>> start Provided information

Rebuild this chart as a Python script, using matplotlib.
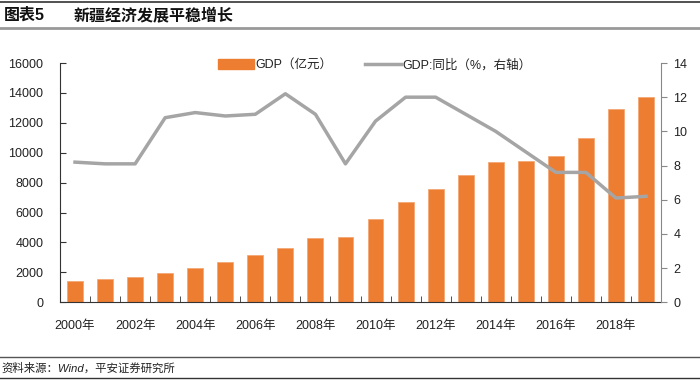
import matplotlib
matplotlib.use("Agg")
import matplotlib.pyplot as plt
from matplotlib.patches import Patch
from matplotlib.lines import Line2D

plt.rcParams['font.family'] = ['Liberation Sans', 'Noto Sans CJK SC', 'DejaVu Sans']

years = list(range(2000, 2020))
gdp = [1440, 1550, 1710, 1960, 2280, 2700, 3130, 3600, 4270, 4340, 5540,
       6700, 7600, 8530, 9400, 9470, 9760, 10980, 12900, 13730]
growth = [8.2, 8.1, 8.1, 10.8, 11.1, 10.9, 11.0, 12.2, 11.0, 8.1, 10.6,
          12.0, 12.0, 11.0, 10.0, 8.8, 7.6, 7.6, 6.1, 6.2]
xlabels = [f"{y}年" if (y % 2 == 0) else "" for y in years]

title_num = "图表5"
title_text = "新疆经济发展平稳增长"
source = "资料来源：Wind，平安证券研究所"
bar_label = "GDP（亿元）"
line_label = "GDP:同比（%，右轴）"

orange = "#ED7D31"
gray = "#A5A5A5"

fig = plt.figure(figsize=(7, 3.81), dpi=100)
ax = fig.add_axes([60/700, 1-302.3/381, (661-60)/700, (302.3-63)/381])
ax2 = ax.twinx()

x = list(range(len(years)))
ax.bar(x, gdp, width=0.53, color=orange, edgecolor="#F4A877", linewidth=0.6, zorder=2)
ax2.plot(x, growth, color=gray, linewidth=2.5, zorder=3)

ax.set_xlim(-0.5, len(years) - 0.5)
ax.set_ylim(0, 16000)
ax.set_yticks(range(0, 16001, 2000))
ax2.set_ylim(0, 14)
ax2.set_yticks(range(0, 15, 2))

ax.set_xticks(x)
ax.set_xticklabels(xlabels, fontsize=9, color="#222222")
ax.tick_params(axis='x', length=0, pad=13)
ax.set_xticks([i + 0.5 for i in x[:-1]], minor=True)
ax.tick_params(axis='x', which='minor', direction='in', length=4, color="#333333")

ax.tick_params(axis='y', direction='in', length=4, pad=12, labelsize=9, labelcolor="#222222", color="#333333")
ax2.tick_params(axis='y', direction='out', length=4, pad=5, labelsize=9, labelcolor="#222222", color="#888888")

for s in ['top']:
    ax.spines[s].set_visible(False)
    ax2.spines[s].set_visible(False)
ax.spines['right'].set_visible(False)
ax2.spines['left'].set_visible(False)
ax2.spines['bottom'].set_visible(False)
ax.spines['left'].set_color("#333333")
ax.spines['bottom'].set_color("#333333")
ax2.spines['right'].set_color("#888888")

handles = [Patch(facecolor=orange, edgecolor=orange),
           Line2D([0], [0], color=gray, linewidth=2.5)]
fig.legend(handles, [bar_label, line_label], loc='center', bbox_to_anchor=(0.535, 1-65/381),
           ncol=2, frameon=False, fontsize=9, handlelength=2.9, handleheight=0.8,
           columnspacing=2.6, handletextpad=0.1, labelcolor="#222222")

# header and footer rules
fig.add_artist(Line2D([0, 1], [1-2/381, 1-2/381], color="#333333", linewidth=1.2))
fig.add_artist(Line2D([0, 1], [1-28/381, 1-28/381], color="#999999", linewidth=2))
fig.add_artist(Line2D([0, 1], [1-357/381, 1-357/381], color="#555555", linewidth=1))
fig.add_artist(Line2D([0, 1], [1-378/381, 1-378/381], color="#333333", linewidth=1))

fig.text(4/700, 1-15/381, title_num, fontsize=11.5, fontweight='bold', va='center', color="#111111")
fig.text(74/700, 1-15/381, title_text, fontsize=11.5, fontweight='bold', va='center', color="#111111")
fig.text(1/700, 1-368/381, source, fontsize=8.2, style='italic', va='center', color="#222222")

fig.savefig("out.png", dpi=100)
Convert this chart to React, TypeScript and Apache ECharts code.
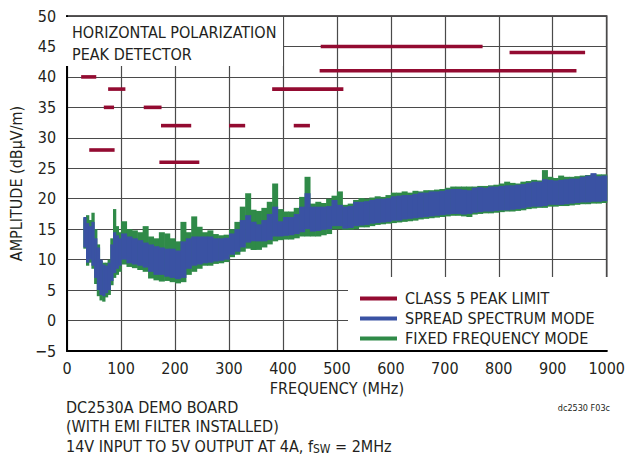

>> end Provided information

Write out an exact copy of the listing, first line through the line containing "plt.rcParams['font.family'] = ['Liberation", with the pictures left out.

— Expected answer —
Rebuild this chart as a Python script, using matplotlib.
import matplotlib
matplotlib.use("Agg")
import matplotlib.pyplot as plt
from matplotlib.patches import Patch
from matplotlib.lines import Line2D

plt.rcParams['font.family'] = ['Liberation Sans', 'Noto Sans CJK SC', 'DejaVu Sans']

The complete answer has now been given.